Eu, Cacá Rosset e Chris Tricerri pensamos que o lugar ideal para o novo espetáculo seria o Teatro Municipal de São Paulo. Seria emblemático encenar Molière em uma construção neoclássica francesa, operística, historicamente elitista e, ao mesmo tempo, "municipal", ou seja, do povo. A montagem e sua divulgação precisavam estar à altura.
Altura de um elefante, no caso, foi o que pensamos para sacudir um pouco ares porventura altivos demais, sem deixar de fazer jus à nobreza de nosso público, como no tempo do "Rei Sol". Era preciso ousar.
Planejávamos desfilar, Chris e eu, montadas no simpático animal, muito inteligente -símbolo indiano da sabedoria e das artes, aliás-, desde a praça do Patriarca até o próprio teatro.
Evidentemente, não nos deram a mínima. Os tempos eram de abertura, mas mesmo as aberturas têm seus limites. Não abririam as portas do Municipal, cuja administração antipatizou com a ideia de ter um elefante subindo suas gloriosas escadarias (na verdade, seria preciso enfiar o pobre do bicho no elevador). Um elefante, afinal, incomoda muita gente.

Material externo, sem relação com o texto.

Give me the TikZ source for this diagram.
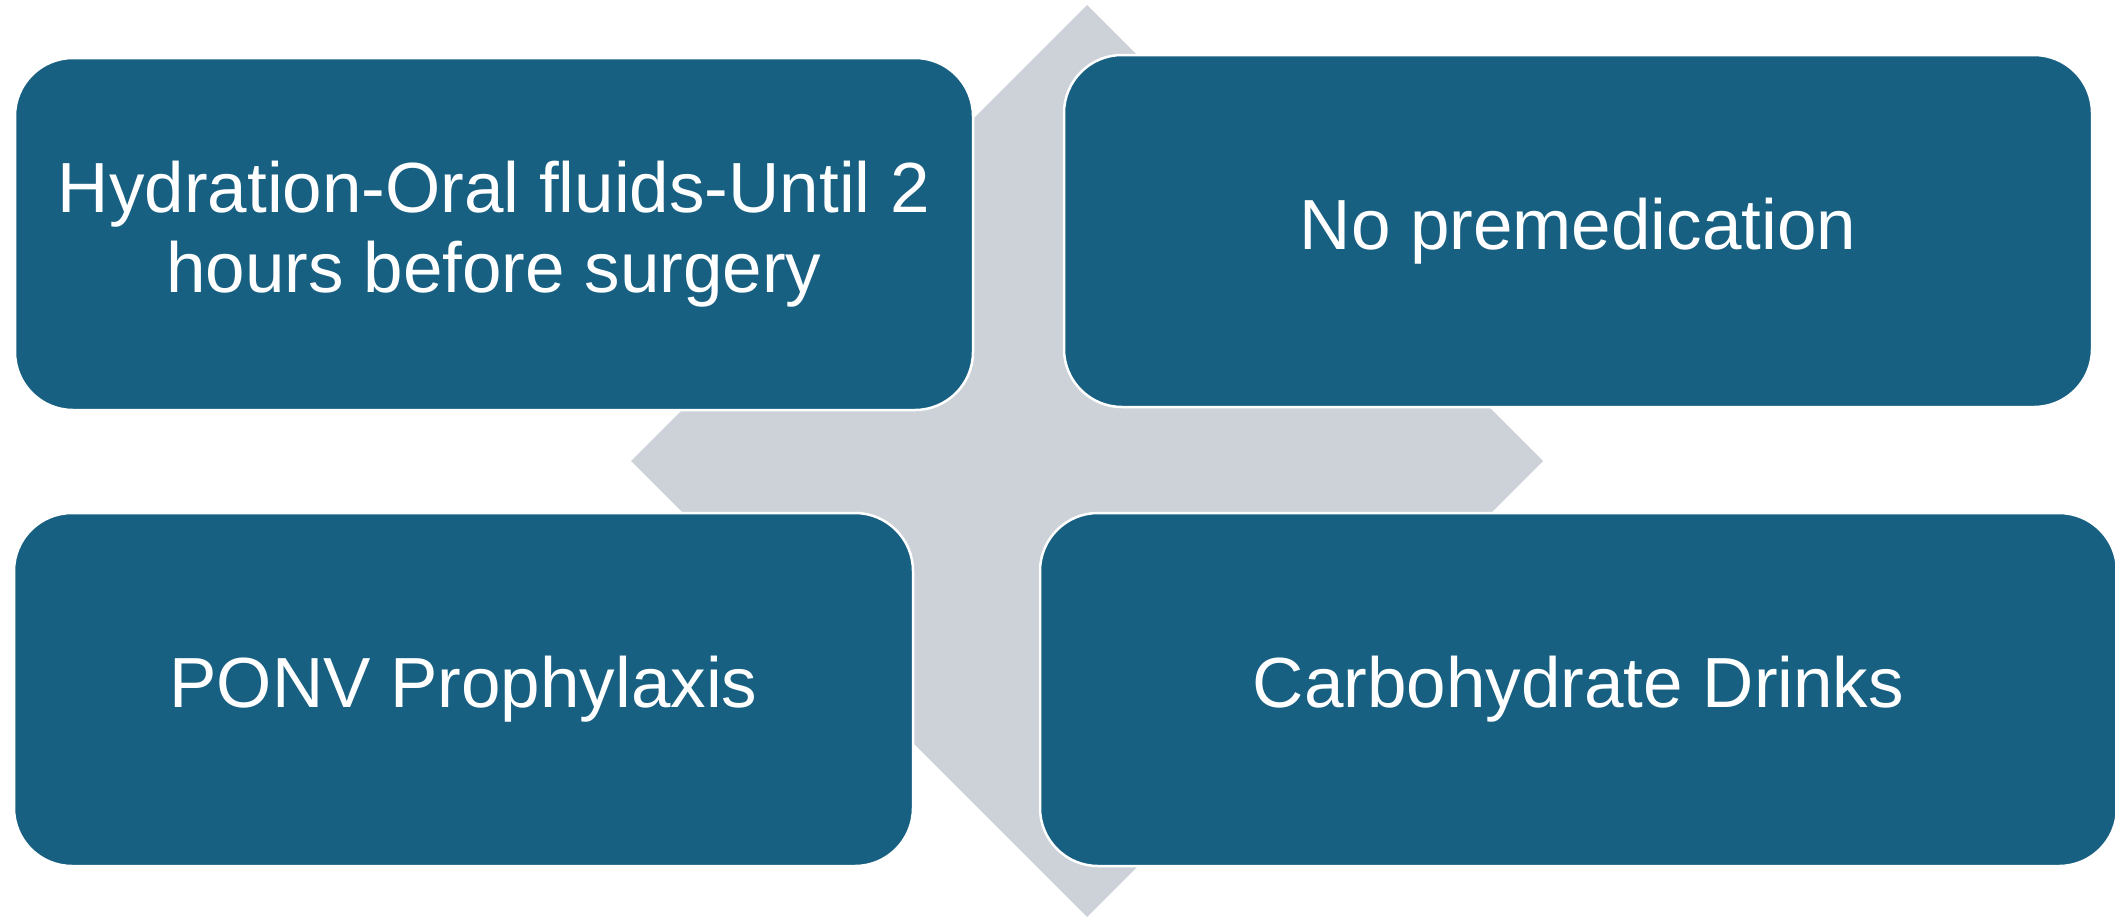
\documentclass[tikz,border=0pt]{standalone}
\usepackage{fontspec}
\setmainfont{Liberation Sans}
\definecolor{boxblue}{RGB}{24,96,130}
\definecolor{hubgray}{RGB}{205,210,217}
\begin{document}
\begin{tikzpicture}[x=1pt,y=-1pt,
  card/.style={rectangle, fill=boxblue, draw=white, line width=2.5pt,
    rounded corners=58pt, inner sep=0pt, text=white, align=center,
    font=\fontsize{71}{80}\selectfont},
]
\useasboundingbox (0,0) rectangle (2115,916);
\fill[hubgray] (1087,5) -- (1543,461) -- (1087,917) -- (631,461) -- cycle;
\node[card, minimum width=958pt, minimum height=352pt] (hyd) at (494,234)
  {Hydration-Oral fluids-Until 2\\hours before surgery};
\node[card, minimum width=1028pt, minimum height=352pt] (prem) at (1578,231)
  {No premedication};
\node[card, minimum width=899pt, minimum height=353pt] (ponv) at (463.5,689.5)
  {PONV Prophylaxis};
\node[card, minimum width=1077pt, minimum height=353pt] (carb) at (1578.5,689.5)
  {Carbohydrate Drinks};
\end{tikzpicture}
\end{document}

Para não entregarmos os pontos assim, sem mais, a Chris teve uma nova ideia. Foi procurar o Zé Wilson Leite, dono de um circo, e eis que se materializou o nosso elefante, enorme e de verdade -esse da foto. Convidamos então o Ary Brandi, outro parceiro e fotógrafo, que topou clicar a cena. A foto foi parar nos principais jornais. No mínimo fizemos um certo barulho.
Quanto ao espetáculo, acabamos por estrear em Sertãozinho (SP), que nos recebeu de bom grado. Em seguida fomos convidados a participar de um festival de teatro na Cidade do México, lugar maravilhoso, de uma cultura popular também riquíssima. Lá conseguimos outro elefante, que nos acompanhou nas apresentações. Era bem pequeno, talvez um elefante-pônei -esquisito como nós.
Vinte e tantos anos depois, neste mesmo município de São Paulo, deparo-me novamente com a ideia de levar à cena um elefante. Meio chileno, meio mexicano, assumidamente estrangeiro (residente de Estranja, segundo ele próprio): Alejandro Jodorowsky e sua deliciosa peça "As Três Velhas" (em cartaz até 31/10). Tão deliciosa a ponto de fazer esta velha elefanta aqui comprar a briga e voltar à arena.
Do Teatro Municipal ao Centro Cultural Banco do Brasil, também no coração da cidade. De Molière a este autor anárquico, pânico e pândego. Do elefante à elefanta... Que agora tem até um elevadorzinho para subir ao palco. Estão duvidando?
Vão ver o espetáculo no CCBB e tirem a prova.